SINGAPORE WINDSOR HOLDINGS LIMITED
| Annual Report 2015
47
Year ended 31 March 2015
NOTES TO THE
FINANCIAL STATEMENTS
2.
Summary of significant accounting policies (cont’d)
Assets classified as held for sale (cont’d)
In addition, the results of discontinued operations are presented separately in profit or loss. A discontinued
operation is a component of the business that represents a separate major line of business or geographical area of
operations that has been sold, or classified as held for sale or has been abandoned. They are shown separately in
profit or loss and comparative figures are restated to reclassify them from continuing to discontinued operations.
Fair value measurement
Fair value is taken to be the price that would be received to sell an asset or paid to transfer a liability in an orderly
transaction between market participants at the measurement date (that is, an exit price). It is a market-based
measurement, not an entity-specific measurement. When measuring fair value, management uses the assumptions
that market participants would use when pricing the asset or liability under current market conditions, including
assumptions about risk. The entity’s intention to hold an asset or to settle or otherwise fulfil a liability is not taken
into account as relevant when measuring fair value. In making the fair value measurement, management determines
the following: (a) the particular asset or liability being measured (these are identified and disclosed in the relevant
notes below); (b) for a non-financial asset, the highest and best use of the asset and whether the asset is used in
combination with other assets or on a stand-alone basis; (c) the market in which an orderly transaction would take
place for the asset or liability; and (d) the appropriate valuation techniques to use when measuring fair value. The
valuation techniques used maximise the use of relevant observable inputs and minimise unobservable inputs. These
inputs are consistent with the inputs a market participant may use when pricing the asset or liability.

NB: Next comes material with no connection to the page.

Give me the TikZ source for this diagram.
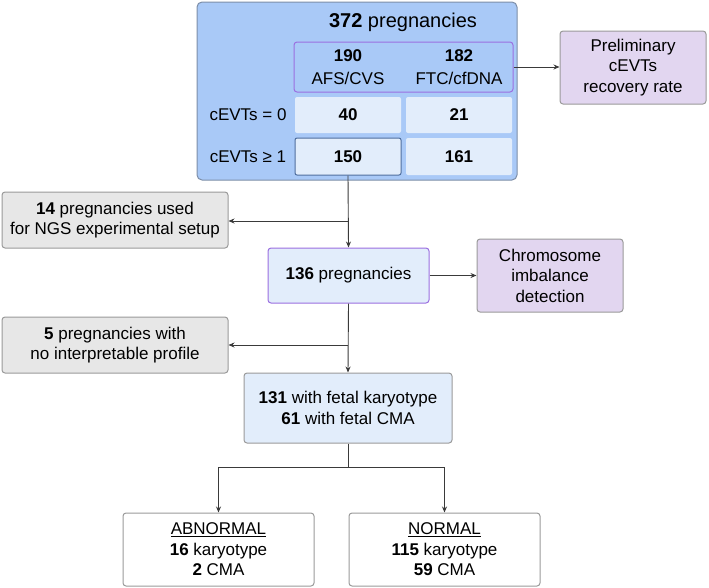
\documentclass[tikz,border=0pt]{standalone}
\usepackage{fontspec}
\setmainfont{Liberation Sans}
\usetikzlibrary{arrows.meta}
\definecolor{outerblue}{HTML}{A9C9F7}
\definecolor{outerline}{HTML}{7D8EA8}
\definecolor{cellblue}{HTML}{E2EDFB}
\definecolor{headline}{HTML}{9B6FE0}
\definecolor{cellline}{HTML}{4F6E9E}
\definecolor{lilac}{HTML}{E2D6F0}
\definecolor{boxgray}{HTML}{E7E7E7}
\definecolor{lineGray}{HTML}{9A9A9A}
\definecolor{wireGray}{HTML}{3A3A3A}
\begin{document}
\begin{tikzpicture}[x=1pt,y=-1pt,line width=1pt,font=\fontsize{17}{20.5}\selectfont,>={Stealth[length=6pt,width=5pt]}]
	\def \colone{348}
	\def \coltwo{459}
	\def \rowzero{115}
	\def \rowone{156.5}
	\tikzstyle{outer}=[draw=outerline,fill=outerblue,rounded corners=5pt,minimum width=320pt,minimum height=178pt]
	\tikzstyle{head}=[draw=headline,fill=outerblue,rounded corners=3pt,minimum width=219pt,minimum height=50pt]
	\tikzstyle{cell}=[fill=cellblue,rounded corners=2pt,minimum width=106pt,minimum height=36pt,font=\fontsize{17}{20.5}\selectfont\bfseries]
	\tikzstyle{stage}=[draw=headline,fill=cellblue,rounded corners=3pt,align=center]
	\tikzstyle{aim}=[draw=lineGray,fill=lilac,rounded corners=3pt,align=center,minimum width=146pt,minimum height=73pt]
	\tikzstyle{drop}=[draw=lineGray,fill=boxgray,rounded corners=3pt,align=center,minimum width=226pt,minimum height=56pt]
	\tikzstyle{result}=[draw=lineGray,fill=white,rounded corners=3pt,align=center,minimum width=191pt,minimum height=73pt]
	\tikzstyle{wire}=[draw=wireGray,line width=0.9pt]
	\useasboundingbox (0,0) rectangle (709,587);

	% cohort table
	\node[outer] 	(cohort)	at (357,91)		{};
	\node 	(title)	at (403,22)	{\fontsize{20}{24}\selectfont\textbf{372} pregnancies};
	\node[head] 	(head)	at (403.5,67)	{};
	\node[align=center] 	(afs)	at (\colone,67)	{\textbf{190}\\[2pt]AFS/CVS};
	\node[align=center] 	(ftc)	at (\coltwo,67)	{\textbf{182}\\[2pt]FTC/cfDNA};
	\node 	(r0)	at (248,\rowzero)	{cEVTs = 0};
	\node 	(r1)	at (248,\rowone)	{cEVTs ≥ 1};
	\node[cell] 	(c00)	at (\colone,\rowzero)	{40};
	\node[cell] 	(c01)	at (\coltwo,\rowzero)	{21};
	\node[cell,draw=cellline,minimum height=37pt] 	(c10)	at (\colone,\rowone)	{150};
	\node[cell,minimum height=37pt] 	(c11)	at (\coltwo,\rowone)	{161};

	% aims
	\node[aim] 	(prelim)	at (633,67.5)	{Preliminary\\cEVTs\\recovery rate};
	\node[aim] 	(chrom)	at (550,275.5)	{Chromosome\\imbalance\\detection};

	% flow
	\node[drop] 	(setup)	at (115,220)	{\textbf{14} pregnancies used\\for NGS experimental setup};
	\node[stage,minimum width=161pt,minimum height=55pt] 	(p136)	at (348.5,275.5)	{\textbf{136} pregnancies};
	\node[drop] 	(noprof)	at (115,345)	{\textbf{5} pregnancies with\\no interpretable profile};
	\node[stage,draw=lineGray,minimum width=208pt,minimum height=70pt] 	(p131)	at (348,408)	{\textbf{131} with fetal karyotype\\\textbf{61} with fetal CMA};
	\node[result] 	(abn)	at (218.5,549.5)	{\underline{ABNORMAL}\\\textbf{16} karyotype\\\textbf{2} CMA};
	\node[result] 	(norm)	at (444.5,549.5)	{\underline{NORMAL}\\\textbf{115} karyotype\\\textbf{59} CMA};

	\coordinate 	(j1)	at (348,221);
	\coordinate 	(j2)	at (348,345);
	\coordinate 	(split)	at (348,467);

	\path[wire]
		(head.east)	edge[->]	(head.east -| prelim.west)
		(c10.south)	edge[->]	(p136.north)
		(j1)	edge[->]	(j1 -| setup.east)
		(p136.east)	edge[->]	(p136.east -| chrom.west)
		(p136.south)	edge[->]	(p131.north)
		(j2)	edge[->]	(j2 -| noprof.east)
		(p131.south)	edge	(split);
	\draw[wire,->] (split) -| (abn.north);
	\draw[wire,->] (split) -| (norm.north);
\end{tikzpicture}
\end{document}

The fair value measurements and related disclosures categorise the inputs to valuation techniques used to measure
fair value by using a fair value hierarchy of three levels. These are recurring fair value measurements unless stated
otherwise in the relevant notes to the financial statements. Level 1 inputs are quoted prices (unadjusted) in active
markets for identical assets or liabilities that the entity can access at the measurement date. Level 2 inputs are
inputs other than quoted prices included within Level 1 that are observable for the asset or liability, either directly
or indirectly. Level 3 inputs are unobservable inputs for the asset or liability. The level is measured on the basis of
the lowest level input that is significant to the fair value measurement in its entirety. Transfers between levels of the
fair value hierarchy are deemed to have occurred at the beginning of the reporting year. If a financial instrument
measured at fair value has a bid price and an ask price, the price within the bid-ask spread or mid-market pricing
that is most representative of fair value in the circumstances is used to measure fair value regardless of where the
input is categorised within the fair value hierarchy. If there is no market, or the markets available are not active, the
fair value is established by using an acceptable valuation technique.
The carrying values of current financial instruments approximate their fair values due to the short-term maturity
of these instruments and the disclosures of fair value are not made when the carrying amount of current financial
instruments is a reasonable approximation of the fair value. The fair values of non-current financial instruments may
not be disclosed separately unless there are significant differences at the end of the reporting year and in the event
the fair values are disclosed in the relevant notes to the financial statements.
Classification of equity and liabilities
A financial instrument is classified as a liability or as equity in accordance with the substance of the contractual
arrangement on initial recognition. Equity instruments are contracts that give a residual interest in the net assets
of the reporting entity. Where the financial instrument does not give rise to a contractual obligation on the part
of the issuer to make payment in cash or kind under conditions that are potentially unfavourable, it is classified
as an equity instrument. Ordinary shares are classified as equity. Equity instruments are recognised at the amount
of proceeds received net of incremental costs directly attributable to the transaction. Dividends on equity are
recognised as liabilities when they are declared. Interim dividends are recognised when declared by the directors.